With deference to the lesson learned back in undergrad, I told her what I knew. Circumstantial, whatever, I told her what I knew. To do otherwise would have been a betrayal. But with deference to the lesson learned a few years ago, I gave her the information without judgment. I held my tongue about what I thought of him. To do otherwise would have alienated her. To do either of those things at a time when she needs a trustworthy confidant would have made me a bad friend. Because she is going to do what she is going to do. And she is going to believe what she is going to believe. And she is going to forgive what she is going to forgive. And one of two things is going to happen: they are going to stay together forever or she is going to get up the courage to leave him. And in either of those situations, the knowledge that I loathe him is not going to help her. Had I expressed my opinion, and then had she chosen to stay with him (which is a decision she would have made regardless of what I thought) my disapproval would have cut off the lines of communication between us. And she did decide to stay with him in this circumstance.
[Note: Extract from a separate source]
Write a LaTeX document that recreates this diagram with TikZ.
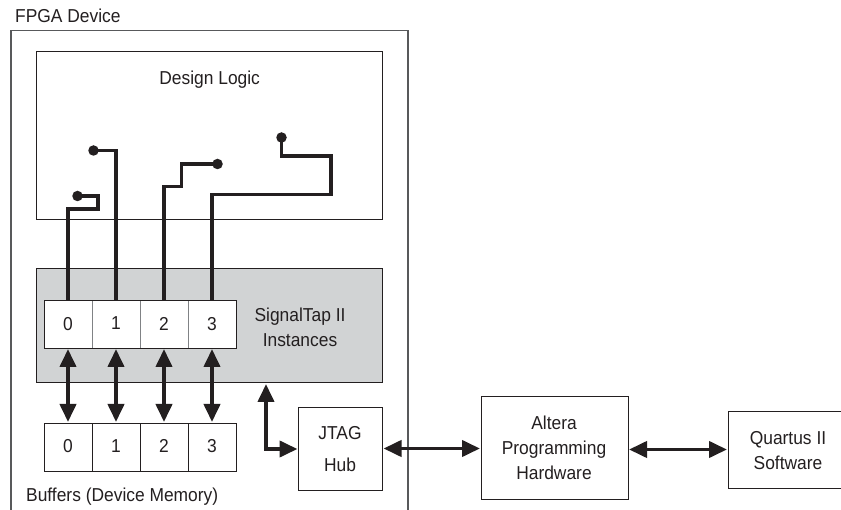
\documentclass[tikz,border=0pt]{standalone}
\usepackage{fontspec}
\setmainfont[FakeStretch=0.93]{Liberation Sans}
\usetikzlibrary{arrows.meta,calc}
\definecolor{ink}{HTML}{231F20}
\definecolor{panel}{HTML}{D1D3D4}
\definecolor{frameink}{HTML}{58595B}
\definecolor{thinink}{HTML}{808285}
\tikzset{
  x=1pt,y=-1pt,
  boxstyle/.style={draw=ink,line width=0.95pt,fill=white,inner sep=0pt,outer sep=0pt,align=center,text=ink,anchor=north west},
  cellstyle/.style={draw=ink,line width=0.9pt,fill=white,inner sep=0pt,outer sep=0pt,minimum width=48pt,minimum height=48pt,anchor=north west,text=ink,font=\fontsize{18.7}{25}\selectfont},
  label/.style={inner sep=0pt,text=ink,align=center,font=\fontsize{18.7}{25}\selectfont},
  wire/.style={draw=ink,line width=3.5pt,line join=miter},
  dotend/.style={circle,fill=ink,inner sep=0pt,minimum size=10.5pt},
  bothway/.style={draw=ink,line width=3.9pt,{Triangle[length=18pt,width=16pt]}-{Triangle[length=18pt,width=16pt]},shorten <=1pt,shorten >=1pt},
}
\begin{document}
\begin{tikzpicture}
\useasboundingbox (0,0) rectangle (841,510);
\fill[white] (0,0) rectangle (841,510);
% FPGA outline (open at the bottom)
\coordinate (fa) at (11,510);
\coordinate (fb) at (11,30.5);
\coordinate (fc) at (408,30.5);
\coordinate (fd) at (408,510);
\draw[draw=frameink,line width=1.3pt] (fa) -- (fb) -- (fc) -- (fd);
\node[label,anchor=west] (fpga) at (15,16) {FPGA Device};
% Design logic
\node[boxstyle,minimum width=346.5pt,minimum height=168pt] (logic) at (36.3,51.7) {};
\node[label] (logictxt) at (209.7,80) {Design Logic};
% SignalTap panel
\node[boxstyle,fill=panel,minimum width=346pt,minimum height=114pt] (panel) at (36,268) {};
\node[label] (sigtxt) at (300,327.5) {SignalTap II\\Instances};
% Cells
\foreach \i/\x in {0/44,1/92,2/140,3/188}{
  \node[cellstyle,draw=thinink,line width=0.6pt] (s\i) at (\x,300) {\raisebox{1pt}{\i}};
  \node[cellstyle] (b\i) at (\x,423) {\raisebox{1.5pt}{\i}};
}
\node[cellstyle,fill=none,minimum width=192pt] (sframe) at (44,300) {};
\node[label,anchor=west] (buftxt) at (26,496.5) {Buffers (Device Memory)};
% Other boxes
\node[boxstyle,minimum width=84pt,minimum height=83pt] (jtag) at (298.5,407.5) {};
\node[label] (jtagtxt) at (340,449.5) {JTAG\\[7pt]Hub};
\node[boxstyle,minimum width=147pt,minimum height=103pt] (altera) at (481,396.5) {};
\node[label] (alteratxt) at (554,447.5) {Altera\\Programming\\Hardware};
\node[boxstyle,minimum width=120pt,minimum height=77pt] (quartus) at (728,411.5) {};
\node[label] (quartustxt) at (788,450.2) {Quartus II\\Software};
% Wire ends
\node[dotend] (d0) at (77.5,196) {};
\node[dotend] (d1) at (93.5,150.5) {};
\node[dotend] (d2) at (217.5,164) {};
\node[dotend] (d3) at (281.5,137.5) {};
% Wires
\draw[wire] (s0.north) -- (68,209) -- (98,209) -- (98,196) -- (d0.center);
\draw[wire] (s1.north) -- (116,150.5) -- (d1.center);
\draw[wire] (s2.north) -- (164,186.5) -- (181.5,186.5) -- (181.5,164) -- (d2.center);
\draw[wire] (s3.north) -- (212,194.5) -- (331,194.5) -- (331,156) -- (281.5,156) -- (d3.center);
% Two-way arrows
\foreach \i in {0,1,2,3}{
  \draw[bothway] (s\i.south) -- (b\i.north);
}
\coordinate (panelport) at (266,383);
\draw[bothway] (panelport) |- (jtag.west);
\draw[bothway] (jtag.east |- 0,448.5) -- (altera.west |- 0,448.5);
\draw[bothway] (altera.east |- 0,449.5) -- (quartus.west |- 0,449.5);
\end{tikzpicture}
\end{document}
But she needs me to stand by her, not in judgment of her...that is my role right now.

Saturday, September 22, 2007

Atonement

One of the hardest things about getting back into blogging is introspection. I know I have these inward thoughts about the world but I've gotten out of the habit of noting them for future writing topics. So I sit down to write and all that comes to mind is, "Dear diary, this morning I had bran flakes for breakfast." Bleh.

Was out last night with some friends and committed a cardinal sin against one of my best friends. Blame it on the alchohol or my current pattern of recklessness or whatever but I remember doing it...even if no one else does. I spilled the beans; I spread the gossip; I told the secrets. I did it; I knew I was doing it; I was unable to refrain. Fortunately, after discretely poking around for information from the individual privy to my outburst, he has no recollection of this at all and so I am fairly certain there will be no reprocussions and the secret remains safe.
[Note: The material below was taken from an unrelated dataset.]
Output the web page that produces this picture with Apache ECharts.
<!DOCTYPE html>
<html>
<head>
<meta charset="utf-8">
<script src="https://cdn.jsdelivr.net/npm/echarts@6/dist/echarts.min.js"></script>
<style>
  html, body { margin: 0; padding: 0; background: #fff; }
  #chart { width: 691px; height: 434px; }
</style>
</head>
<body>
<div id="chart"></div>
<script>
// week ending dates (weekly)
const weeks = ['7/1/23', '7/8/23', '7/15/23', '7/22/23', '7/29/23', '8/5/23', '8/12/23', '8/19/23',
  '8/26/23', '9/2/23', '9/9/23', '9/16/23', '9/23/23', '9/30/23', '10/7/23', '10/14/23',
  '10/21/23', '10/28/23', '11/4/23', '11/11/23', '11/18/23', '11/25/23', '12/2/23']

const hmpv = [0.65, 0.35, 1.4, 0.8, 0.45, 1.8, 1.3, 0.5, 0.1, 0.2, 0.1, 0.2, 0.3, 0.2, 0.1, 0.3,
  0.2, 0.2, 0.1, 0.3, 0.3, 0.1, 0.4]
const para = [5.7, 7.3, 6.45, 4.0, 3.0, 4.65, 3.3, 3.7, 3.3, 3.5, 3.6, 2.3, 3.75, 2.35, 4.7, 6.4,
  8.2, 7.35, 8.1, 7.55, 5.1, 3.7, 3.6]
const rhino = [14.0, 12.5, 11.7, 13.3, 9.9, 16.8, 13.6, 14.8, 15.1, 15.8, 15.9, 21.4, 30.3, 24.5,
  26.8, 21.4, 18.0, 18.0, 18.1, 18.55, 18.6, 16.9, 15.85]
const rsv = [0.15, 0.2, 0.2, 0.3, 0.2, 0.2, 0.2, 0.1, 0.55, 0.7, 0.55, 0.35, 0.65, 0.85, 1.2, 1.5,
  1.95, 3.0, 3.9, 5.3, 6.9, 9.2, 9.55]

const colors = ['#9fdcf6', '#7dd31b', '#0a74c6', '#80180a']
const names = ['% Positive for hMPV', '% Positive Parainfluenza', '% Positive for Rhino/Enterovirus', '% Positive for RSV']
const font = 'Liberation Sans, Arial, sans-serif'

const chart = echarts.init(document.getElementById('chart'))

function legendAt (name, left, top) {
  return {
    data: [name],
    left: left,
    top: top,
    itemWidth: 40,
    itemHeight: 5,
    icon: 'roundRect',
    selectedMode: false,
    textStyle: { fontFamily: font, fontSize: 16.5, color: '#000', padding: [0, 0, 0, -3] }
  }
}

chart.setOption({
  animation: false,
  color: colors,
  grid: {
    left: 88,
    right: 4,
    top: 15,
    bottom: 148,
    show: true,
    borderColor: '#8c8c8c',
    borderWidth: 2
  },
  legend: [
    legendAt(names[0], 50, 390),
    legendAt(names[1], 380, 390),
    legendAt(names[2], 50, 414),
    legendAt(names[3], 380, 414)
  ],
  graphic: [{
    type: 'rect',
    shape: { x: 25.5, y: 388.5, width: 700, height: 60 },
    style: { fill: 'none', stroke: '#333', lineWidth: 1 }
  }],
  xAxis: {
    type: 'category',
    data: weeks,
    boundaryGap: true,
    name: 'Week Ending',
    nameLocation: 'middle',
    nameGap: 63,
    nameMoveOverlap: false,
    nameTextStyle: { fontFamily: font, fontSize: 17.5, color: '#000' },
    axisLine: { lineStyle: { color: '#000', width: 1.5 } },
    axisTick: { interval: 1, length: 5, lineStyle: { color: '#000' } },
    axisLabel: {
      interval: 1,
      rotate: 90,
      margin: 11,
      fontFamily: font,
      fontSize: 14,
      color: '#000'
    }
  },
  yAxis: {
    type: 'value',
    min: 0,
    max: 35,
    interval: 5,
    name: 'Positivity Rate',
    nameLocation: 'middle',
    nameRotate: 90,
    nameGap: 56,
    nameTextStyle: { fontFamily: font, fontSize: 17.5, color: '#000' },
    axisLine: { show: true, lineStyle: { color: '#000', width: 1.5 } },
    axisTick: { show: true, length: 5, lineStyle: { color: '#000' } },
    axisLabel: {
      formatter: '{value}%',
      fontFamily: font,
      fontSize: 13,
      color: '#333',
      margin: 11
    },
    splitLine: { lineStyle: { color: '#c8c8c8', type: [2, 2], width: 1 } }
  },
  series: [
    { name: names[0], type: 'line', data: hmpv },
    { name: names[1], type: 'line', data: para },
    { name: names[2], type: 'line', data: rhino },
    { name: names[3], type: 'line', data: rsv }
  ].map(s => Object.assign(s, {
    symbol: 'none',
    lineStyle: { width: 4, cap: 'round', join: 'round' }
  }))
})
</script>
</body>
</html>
But this is troubling to me for several reasons. I admit that I like the gossip. I like to be the one in the know. I like to have more information that I can use however I like and I admit that this makes me a pretty good manipulator. However, I also am fiercely loyal to my friends. I love them like family and (at the risk of sounding dramatic) I would rather cut off my arm than betray a confidence. So what happened last night? Part of me thinks that even though my indiscretion was caught by the safety net of a vague statement, a loud bar, and a glaze of alcohol, I should confess my sin nevertheless. Does the consequence or lack of consequence change the fact that I betrayed my friend?? Wasn't my intention the most troublesome part?

I have been increasingly upset with this friend over the last few weeks. We haven't fought, this person hasn't done anything to me per se. But it's little things that I've overheard...things I have observed things that are making me wonder if this is the person I know and love. I think I'm frustrated because I don't feel entitled to bring this up. It really doesn't have anything to do with me. But I'm disappointed nevertheless. As irrational as this sounds, it sort of feels like betrayal. I suspect that my sin last night was an irrational strike at my friend. Totally ineffective and unfair because this person doesn't even know that I'm upset. And I think that regardless of the outcome of last night, the fact that I even went there necessitates a conversation.